# Information provided
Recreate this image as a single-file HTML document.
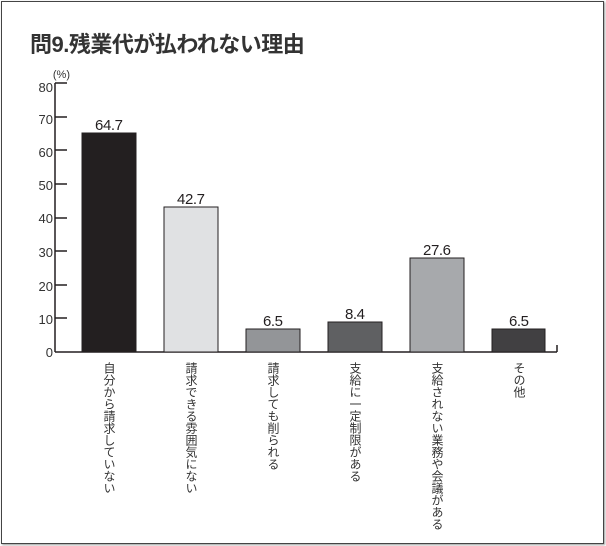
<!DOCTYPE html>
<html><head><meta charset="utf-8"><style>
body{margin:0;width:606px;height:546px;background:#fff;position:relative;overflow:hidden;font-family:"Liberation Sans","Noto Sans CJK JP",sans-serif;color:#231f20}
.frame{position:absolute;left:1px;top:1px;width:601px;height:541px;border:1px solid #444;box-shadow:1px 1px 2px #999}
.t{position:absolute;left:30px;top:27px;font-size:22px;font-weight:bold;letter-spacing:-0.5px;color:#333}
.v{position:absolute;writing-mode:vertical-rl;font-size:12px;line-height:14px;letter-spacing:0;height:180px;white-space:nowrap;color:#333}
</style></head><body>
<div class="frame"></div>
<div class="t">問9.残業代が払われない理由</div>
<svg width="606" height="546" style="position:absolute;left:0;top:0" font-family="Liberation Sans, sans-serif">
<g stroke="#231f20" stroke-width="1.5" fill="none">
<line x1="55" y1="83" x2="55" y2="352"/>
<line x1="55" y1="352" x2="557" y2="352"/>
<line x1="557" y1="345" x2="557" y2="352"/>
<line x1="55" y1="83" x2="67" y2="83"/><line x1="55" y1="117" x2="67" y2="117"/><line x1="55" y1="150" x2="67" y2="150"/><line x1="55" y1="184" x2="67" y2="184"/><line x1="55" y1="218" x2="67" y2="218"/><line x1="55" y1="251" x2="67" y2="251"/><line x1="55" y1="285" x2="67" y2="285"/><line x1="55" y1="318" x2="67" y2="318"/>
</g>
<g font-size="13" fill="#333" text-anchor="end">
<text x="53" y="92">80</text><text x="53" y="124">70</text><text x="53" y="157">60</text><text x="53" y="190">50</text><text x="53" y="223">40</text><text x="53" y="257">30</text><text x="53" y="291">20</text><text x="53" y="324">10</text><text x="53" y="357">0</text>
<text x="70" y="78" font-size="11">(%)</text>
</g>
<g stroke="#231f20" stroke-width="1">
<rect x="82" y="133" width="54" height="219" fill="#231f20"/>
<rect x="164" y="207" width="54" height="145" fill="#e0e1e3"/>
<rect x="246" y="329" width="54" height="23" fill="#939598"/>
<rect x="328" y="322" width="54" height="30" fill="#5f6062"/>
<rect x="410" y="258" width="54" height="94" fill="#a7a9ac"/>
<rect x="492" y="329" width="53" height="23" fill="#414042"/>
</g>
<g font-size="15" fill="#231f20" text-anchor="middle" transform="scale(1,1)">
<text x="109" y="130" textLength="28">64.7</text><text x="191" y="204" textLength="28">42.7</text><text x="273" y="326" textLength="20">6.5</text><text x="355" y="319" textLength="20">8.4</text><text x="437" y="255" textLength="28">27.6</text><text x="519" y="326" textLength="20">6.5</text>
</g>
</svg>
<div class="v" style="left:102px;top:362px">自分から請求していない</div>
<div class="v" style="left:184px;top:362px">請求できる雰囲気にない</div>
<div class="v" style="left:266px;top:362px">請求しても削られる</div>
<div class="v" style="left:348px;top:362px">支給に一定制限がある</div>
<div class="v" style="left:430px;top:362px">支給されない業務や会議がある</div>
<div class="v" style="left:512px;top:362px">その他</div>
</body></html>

# Written request
Repeat the material verbatim. Do not carry over any picture.

# Response for this exercise
Recreate this image as a single-file HTML document.
<!DOCTYPE html>
<html><head><meta charset="utf-8"><style>
body{margin:0;width:606px;height:546px;background:#fff;position:relative;overflow:hidden;font-family:"Liberation Sans","Noto Sans CJK JP",sans-serif;color:#231f20}
.frame{position:absolute;left:1px;top:1px;width:601px;height:541px;border:1px solid #444;box-shadow:1px 1px 2px #999}
.t{position:absolute;left:30px;top:27px;font-size:22px;font-weight:bold;letter-spacing:-0.5px;color:#333}
.v{position:absolute;writing-mode:vertical-rl;font-size:12px;line-height:14px;letter-spacing:0;height:180px;white-space:nowrap;color:#333}
</style></head><body>
<div class="frame"></div>
<div class="t">問9.残業代が払われない理由</div>
<svg width="606" height="546" style="position:absolute;left:0;top:0" font-family="Liberation Sans, sans-serif">
<g stroke="#231f20" stroke-width="1.5" fill="none">
<line x1="55" y1="83" x2="55" y2="352"/>
<line x1="55" y1="352" x2="557" y2="352"/>
<line x1="557" y1="345" x2="557" y2="352"/>
<line x1="55" y1="83" x2="67" y2="83"/><line x1="55" y1="117" x2="67" y2="117"/><line x1="55" y1="150" x2="67" y2="150"/><line x1="55" y1="184" x2="67" y2="184"/><line x1="55" y1="218" x2="67" y2="218"/><line x1="55" y1="251" x2="67" y2="251"/><line x1="55" y1="285" x2="67" y2="285"/><line x1="55" y1="318" x2="67" y2="318"/>
</g>
<g font-size="13" fill="#333" text-anchor="end">
<text x="53" y="92">80</text><text x="53" y="124">70</text><text x="53" y="157">60</text><text x="53" y="190">50</text><text x="53" y="223">40</text><text x="53" y="257">30</text><text x="53" y="291">20</text><text x="53" y="324">10</text><text x="53" y="357">0</text>
<text x="70" y="78" font-size="11">(%)</text>
</g>
<g stroke="#231f20" stroke-width="1">
<rect x="82" y="133" width="54" height="219" fill="#231f20"/>
<rect x="164" y="207" width="54" height="145" fill="#e0e1e3"/>
<rect x="246" y="329" width="54" height="23" fill="#939598"/>
<rect x="328" y="322" width="54" height="30" fill="#5f6062"/>
<rect x="410" y="258" width="54" height="94" fill="#a7a9ac"/>
<rect x="492" y="329" width="53" height="23" fill="#414042"/>
</g>
<g font-size="15" fill="#231f20" text-anchor="middle" transform="scale(1,1)">
<text x="109" y="130" textLength="28">64.7</text><text x="191" y="204" textLength="28">42.7</text><text x="273" y="326" textLength="20">6.5</text><text x="355" y="319" textLength="20">8.4</text><text x="437" y="255" textLength="28">27.6</text><text x="519" y="326" textLength="20">6.5</text>
</g>
</svg>
<div class="v" style="left:102px;top:362px">自分から請求していない</div>
<div class="v" style="left:184px;top:362px">請求できる雰囲気にない</div>
<div class="v" style="left:266px;top:362px">請求しても削られる</div>
<div class="v" style="left:348px;top:362px">支給に一定制限がある</div>
<div class="v" style="left:430px;top:362px">支給されない業務や会議がある</div>
<div class="v" style="left:512px;top:362px">その他</div>
</body></html>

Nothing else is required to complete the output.